What this task involves: Pull out every line below containing the word "chart".

Records for the task:
+++

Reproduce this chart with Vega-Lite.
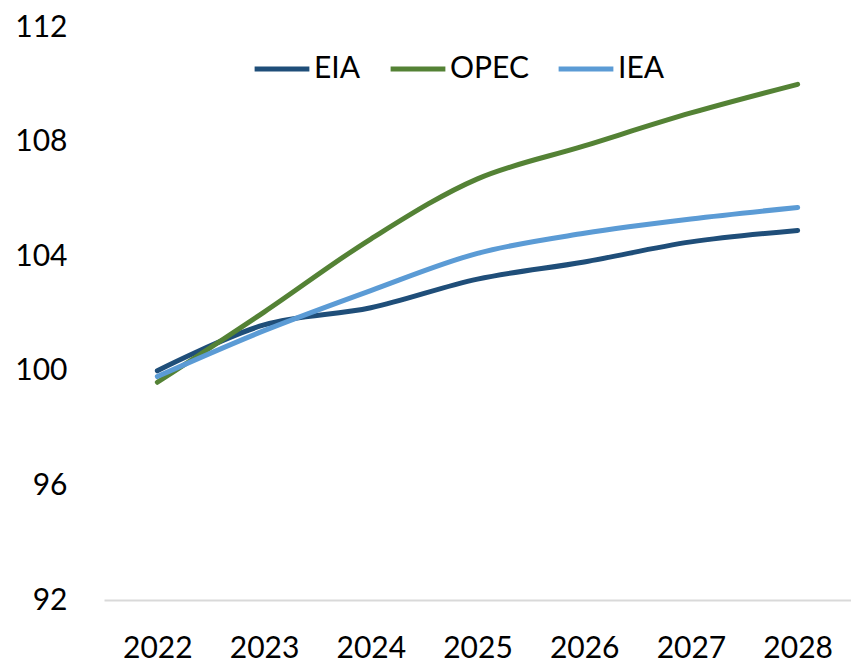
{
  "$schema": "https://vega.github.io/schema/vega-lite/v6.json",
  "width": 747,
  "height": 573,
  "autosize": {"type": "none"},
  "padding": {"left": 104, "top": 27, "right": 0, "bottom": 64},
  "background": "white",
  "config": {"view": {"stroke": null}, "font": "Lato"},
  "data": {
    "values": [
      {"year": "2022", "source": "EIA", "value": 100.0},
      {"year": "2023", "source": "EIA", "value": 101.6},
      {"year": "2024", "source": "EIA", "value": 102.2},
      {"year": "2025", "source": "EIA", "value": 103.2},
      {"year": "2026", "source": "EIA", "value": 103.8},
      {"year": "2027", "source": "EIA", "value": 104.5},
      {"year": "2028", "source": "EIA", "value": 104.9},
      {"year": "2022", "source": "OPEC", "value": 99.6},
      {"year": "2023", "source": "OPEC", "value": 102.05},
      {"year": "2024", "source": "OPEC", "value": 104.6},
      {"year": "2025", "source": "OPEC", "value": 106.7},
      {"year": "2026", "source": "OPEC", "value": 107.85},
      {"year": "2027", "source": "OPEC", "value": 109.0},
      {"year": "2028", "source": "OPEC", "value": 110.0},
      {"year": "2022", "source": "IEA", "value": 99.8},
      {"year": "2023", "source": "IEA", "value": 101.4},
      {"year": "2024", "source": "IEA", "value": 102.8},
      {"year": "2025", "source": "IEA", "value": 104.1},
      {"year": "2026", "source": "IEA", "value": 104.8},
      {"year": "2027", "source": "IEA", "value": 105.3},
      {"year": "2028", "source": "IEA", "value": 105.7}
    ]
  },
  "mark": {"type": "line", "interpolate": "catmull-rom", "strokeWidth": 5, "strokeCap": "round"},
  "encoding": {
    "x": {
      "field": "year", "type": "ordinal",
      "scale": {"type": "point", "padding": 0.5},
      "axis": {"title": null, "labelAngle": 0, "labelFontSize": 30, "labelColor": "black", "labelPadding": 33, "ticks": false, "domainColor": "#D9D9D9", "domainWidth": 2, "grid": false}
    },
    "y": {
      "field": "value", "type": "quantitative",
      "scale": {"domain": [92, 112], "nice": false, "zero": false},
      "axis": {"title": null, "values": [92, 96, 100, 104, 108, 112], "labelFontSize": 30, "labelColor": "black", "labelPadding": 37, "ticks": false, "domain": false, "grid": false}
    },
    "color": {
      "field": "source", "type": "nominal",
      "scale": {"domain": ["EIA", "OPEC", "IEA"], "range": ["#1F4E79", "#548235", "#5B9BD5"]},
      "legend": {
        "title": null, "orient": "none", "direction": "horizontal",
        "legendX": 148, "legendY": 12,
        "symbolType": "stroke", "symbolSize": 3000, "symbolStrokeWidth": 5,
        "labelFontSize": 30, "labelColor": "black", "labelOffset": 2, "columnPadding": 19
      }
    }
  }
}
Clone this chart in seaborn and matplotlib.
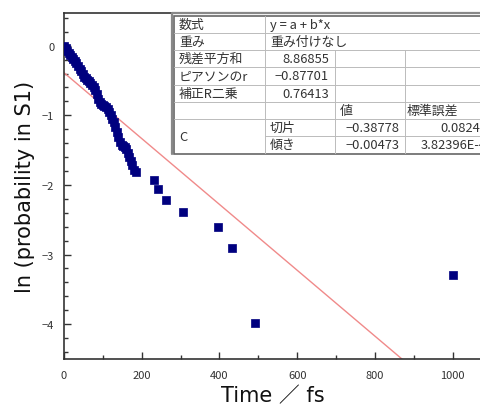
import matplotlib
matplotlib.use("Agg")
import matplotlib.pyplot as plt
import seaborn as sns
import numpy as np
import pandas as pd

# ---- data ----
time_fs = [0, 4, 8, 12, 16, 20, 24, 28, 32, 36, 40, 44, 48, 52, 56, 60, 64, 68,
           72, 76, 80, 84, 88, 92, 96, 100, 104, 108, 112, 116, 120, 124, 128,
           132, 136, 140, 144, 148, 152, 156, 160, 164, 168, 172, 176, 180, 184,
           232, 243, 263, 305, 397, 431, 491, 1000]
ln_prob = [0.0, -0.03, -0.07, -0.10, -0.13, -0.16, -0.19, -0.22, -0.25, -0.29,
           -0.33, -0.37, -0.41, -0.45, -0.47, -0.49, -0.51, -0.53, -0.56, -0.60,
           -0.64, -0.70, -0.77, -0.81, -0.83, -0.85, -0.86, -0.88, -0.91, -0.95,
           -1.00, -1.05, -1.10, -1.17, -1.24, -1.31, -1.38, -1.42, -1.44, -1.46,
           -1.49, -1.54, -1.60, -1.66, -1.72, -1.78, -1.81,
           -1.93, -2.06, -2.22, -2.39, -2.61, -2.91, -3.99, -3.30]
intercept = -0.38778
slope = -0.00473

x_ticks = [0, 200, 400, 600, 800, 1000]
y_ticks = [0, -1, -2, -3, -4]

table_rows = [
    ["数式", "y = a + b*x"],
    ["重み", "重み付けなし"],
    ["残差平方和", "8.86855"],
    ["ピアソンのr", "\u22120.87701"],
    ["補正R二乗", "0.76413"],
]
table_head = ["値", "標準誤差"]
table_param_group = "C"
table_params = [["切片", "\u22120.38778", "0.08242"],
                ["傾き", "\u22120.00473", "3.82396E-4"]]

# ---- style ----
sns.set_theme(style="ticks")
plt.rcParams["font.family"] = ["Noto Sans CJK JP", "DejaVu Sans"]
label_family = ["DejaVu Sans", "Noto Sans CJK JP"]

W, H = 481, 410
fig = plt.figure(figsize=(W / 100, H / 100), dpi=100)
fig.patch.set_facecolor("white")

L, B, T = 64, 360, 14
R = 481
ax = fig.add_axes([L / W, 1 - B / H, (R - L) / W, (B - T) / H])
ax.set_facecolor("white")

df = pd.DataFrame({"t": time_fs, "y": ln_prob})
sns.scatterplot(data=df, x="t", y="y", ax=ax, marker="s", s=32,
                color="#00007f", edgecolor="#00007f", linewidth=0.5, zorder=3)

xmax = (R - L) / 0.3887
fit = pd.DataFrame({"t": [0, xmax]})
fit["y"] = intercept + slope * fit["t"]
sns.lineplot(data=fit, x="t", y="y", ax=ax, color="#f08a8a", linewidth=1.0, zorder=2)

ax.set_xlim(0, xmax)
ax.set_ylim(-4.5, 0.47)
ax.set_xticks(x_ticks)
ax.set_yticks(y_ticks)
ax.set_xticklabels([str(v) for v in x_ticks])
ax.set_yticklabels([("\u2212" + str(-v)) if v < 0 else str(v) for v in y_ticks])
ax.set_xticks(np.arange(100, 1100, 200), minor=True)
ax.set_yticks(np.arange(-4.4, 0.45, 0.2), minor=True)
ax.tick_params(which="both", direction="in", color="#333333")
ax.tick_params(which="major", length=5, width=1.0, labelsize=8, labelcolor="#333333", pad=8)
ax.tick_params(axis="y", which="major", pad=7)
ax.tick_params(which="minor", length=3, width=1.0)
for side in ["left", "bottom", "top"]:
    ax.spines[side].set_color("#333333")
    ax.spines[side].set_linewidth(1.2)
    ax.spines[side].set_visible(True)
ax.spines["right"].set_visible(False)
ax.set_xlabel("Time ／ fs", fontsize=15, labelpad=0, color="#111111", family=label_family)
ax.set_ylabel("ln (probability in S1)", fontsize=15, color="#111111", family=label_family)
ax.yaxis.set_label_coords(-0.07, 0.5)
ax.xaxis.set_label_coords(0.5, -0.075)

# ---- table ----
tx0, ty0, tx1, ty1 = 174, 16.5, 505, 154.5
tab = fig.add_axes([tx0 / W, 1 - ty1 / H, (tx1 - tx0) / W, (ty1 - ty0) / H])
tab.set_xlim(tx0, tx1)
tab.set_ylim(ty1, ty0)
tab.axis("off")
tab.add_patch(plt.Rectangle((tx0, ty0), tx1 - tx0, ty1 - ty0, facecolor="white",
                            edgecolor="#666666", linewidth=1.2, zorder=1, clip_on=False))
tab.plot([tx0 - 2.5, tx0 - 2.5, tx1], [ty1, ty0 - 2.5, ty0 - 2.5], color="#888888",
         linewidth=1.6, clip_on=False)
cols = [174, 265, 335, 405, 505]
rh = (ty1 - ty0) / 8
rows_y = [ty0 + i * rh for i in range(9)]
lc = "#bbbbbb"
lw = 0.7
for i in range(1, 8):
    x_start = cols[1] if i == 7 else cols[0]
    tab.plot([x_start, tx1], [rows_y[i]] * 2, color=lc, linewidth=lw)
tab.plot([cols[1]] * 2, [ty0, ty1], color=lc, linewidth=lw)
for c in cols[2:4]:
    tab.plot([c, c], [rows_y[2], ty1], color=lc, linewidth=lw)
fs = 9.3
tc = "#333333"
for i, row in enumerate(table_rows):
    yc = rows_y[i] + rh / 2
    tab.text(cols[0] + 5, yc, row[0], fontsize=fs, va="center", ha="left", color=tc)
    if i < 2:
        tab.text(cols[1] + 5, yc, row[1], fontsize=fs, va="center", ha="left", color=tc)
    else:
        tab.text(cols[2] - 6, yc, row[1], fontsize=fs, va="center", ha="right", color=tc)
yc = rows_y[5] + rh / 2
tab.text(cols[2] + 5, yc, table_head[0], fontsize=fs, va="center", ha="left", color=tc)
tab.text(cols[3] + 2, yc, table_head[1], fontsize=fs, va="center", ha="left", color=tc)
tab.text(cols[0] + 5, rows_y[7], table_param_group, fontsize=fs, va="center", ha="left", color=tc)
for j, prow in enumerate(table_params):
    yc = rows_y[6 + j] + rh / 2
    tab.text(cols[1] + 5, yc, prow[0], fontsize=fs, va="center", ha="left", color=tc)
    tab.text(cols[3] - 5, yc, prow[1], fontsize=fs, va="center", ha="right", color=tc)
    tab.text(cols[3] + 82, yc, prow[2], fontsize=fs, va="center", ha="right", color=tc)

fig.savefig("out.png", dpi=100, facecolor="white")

+++

Problem solution:
Reproduce this chart with Vega-Lite.
Clone this chart in seaborn and matplotlib.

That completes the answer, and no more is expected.